School of Journalism and Media Studies |
Center Researchers Find Press Freedom Evaluations by African, European, and U.S. Organizations Similar
Evaluators from Africa reach similar conclusions to those from the U.S. and Europe about the status of press freedom in selected countries on the continent, a new study released at the second World Journalism Education Conference in Grahamstown, South Africa, found.
The similarity in evaluations of the media from the African countries by the African and non-African evaluators, despite the determination of the African evaluators to focus on criteria specific to the continent, suggests some universality in standards and outcomes, the research team concluded.
Drs. Lee B. Becker and Tudor Vlad from the University of Georgia presented their findings at the three-day conference held at the School of Journalism and Media Studies at Rhodes University, which hosted the conference of journalism educators from around the world.
More than 400 delegates from Africa, Asia, Europe, the Middle East, and both North and South America were in attendance. The first such conference had been held in Singapore in 2007.
The University of Georgia researchers compared the findings from the African Media Barometer, produced by the Media Institute of Southern Africa in Windhoek, Namibia, and the Friedrich-Ebert-Stiftung's African Media Project with those of Freedom House, based in New York, IREX, based in Washington, and Reporters Without Borders, based in Paris.
Beginning in 2005, the leaders of the African Media Barometer decided to develop an assessment system for the continent's media that would use African criteria and be undertaken by Africans. The criteria used were drawn from the African Commission for Human and People's Rights Declaration of Principles on Freedom of Expression in Africa, which was adopted in 2002.
A panel of experts made up of an equal number of representatives of the media and of civil society at large was formed in each country to be evaluated. This is similar to the methodologies used by the U.S. and European evaluators, who rely on international standards for assessing the media in countries around the world.
The Georgia researchers used data from 15 countries included in the African Media Barometer measure of press freedom and performance for 2006 and 2007 and compared the findings for those same countries by the U.S. and European evaluators and found them to be largely comparable.
In a separate part of the study, the researchers compared findings from public opinion surveys that included questions designed to measure citizen assessment of press freedom with the evaluations by Freedom House in New York.
For one of the surveys, conducted in 20 different countries, the findings suggested that elite evaluators reach similar conclusions to the general public about levels of press freedom.
For the other survey, conducted in 14 different countries, the data did not support this conclusion.
The researchers attributed the discrepancies to differences in measures used in the two surveys.
Dr. Becker is director of the James M. Cox Jr. Center for International Mass Communication Training and Research at the University of Georgia, where Dr.

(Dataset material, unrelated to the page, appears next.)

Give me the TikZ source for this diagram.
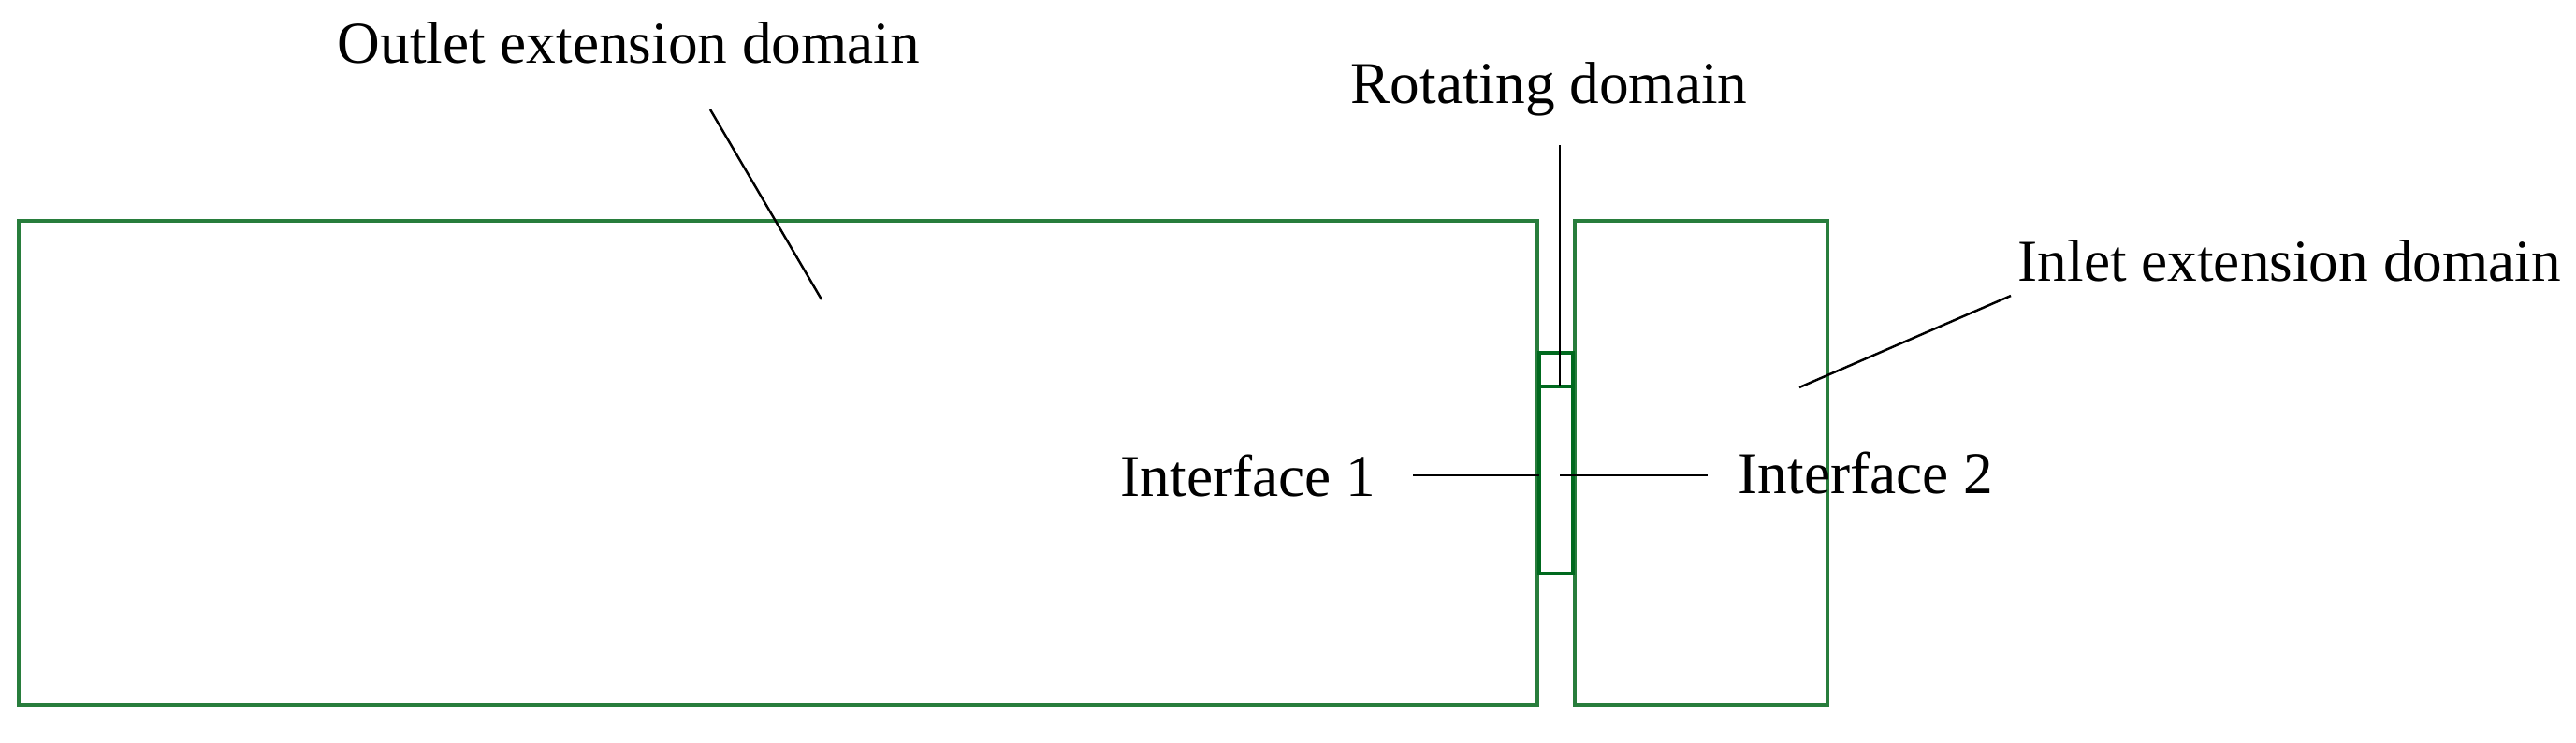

Vlad is associate director.
The Cox Center is an international outreach unit in the Grady College of Journalism and Mass Communication at the University of Georgia.
The researchers have been conducting research on various measures used around the world to assess pres freedom since 2004.
The WJEC conference was held in collaboration with another conference of journalists from around Africa called Highway Africa. The journalists and journalism educators met in both joint and parallel sessions during the three days.
Guy Berger, head of the School of Journalism and Media Studies at Rhodes University, was the organizer of both meetings.
Twenty-nine different organizations now are part of a World Journalism Education Council, with Joe Foote of the University of Southern Illinois at Carbondale in the United States serving as president. The Council is entertaining proposals for a third conference in 2013.
"Journalism education is stronger today than it was four days ago," Foote said at the closing session of the conference. He thanked Berger and his team for organizing the meeting and said he looked forward to building on the energy of this meeting in three years.